How would that work and what's the best way to handle this?
There isn't anything limiting all of these spells being on the same person at the same time, so that isn't necessarily a concern. Let's think about what the person actually gets by using an item like this. It would effectively be: (all these bonuses are only against non-neutral neutral (many monsters fit neutral neutral, and definitely golems :D )
This probably isn't OP, as you can always just throw neutral monsters at it and it does no good at all.
Formula For the Item:
So, the formula for a continuous spell effect is spell level * caster level * 2,000 GP * 2 for 1 min/level spell, and each effect beyond the first has a 1.5 multiplier
Honestly, if a player wanted to spend 22k Gold on an item like that, I would be more than willing to oblige them, as there are probably more broken things they could buy for that amount. Just my two cents.

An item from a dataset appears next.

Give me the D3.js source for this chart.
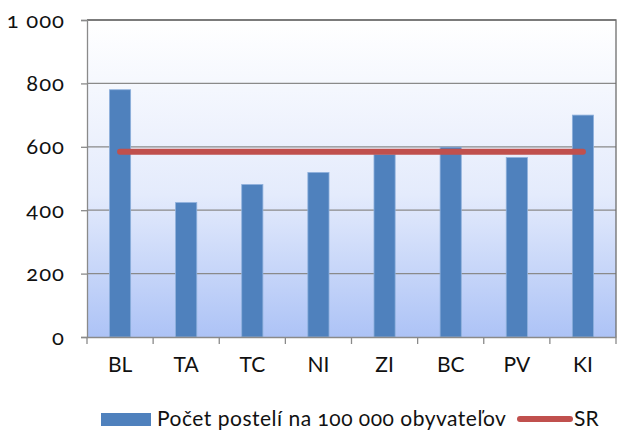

As a point of reference, a cloak of resistance +2 is 4,000 GP, and a ring of protection +2 is 8,000 GP. Are the other effects (plus the fact that they're all on the same item) add up to another 5,000? Probably not. I would say that 22,000 is a minimum price, and just look north of there.
That custom magic robe of alignment protection wouldn't be particularly powerful
The deflection bonus to AC is easily duplicated, as is the resistance bonus on saving throws, and these bonuses won't stack as they're named bonuses. A second saving throw against mental control is only warranted against neutral creatures' effects, other creatures' mental control prevented completely by the robes. Summoned aligned outsiders that want to make bodily contact with the robe wearer will probably be rare unless the campaign's main baddies focus on summoning or something.
Thus if the campaign's focus is on magical possession or summoned creatures—you're playing a campaign based on The Exorcist or Magic: The Gathering, for instance—then such an item is a big deal and likely unbalanced, so the robe should be disallowed or outrageously priced.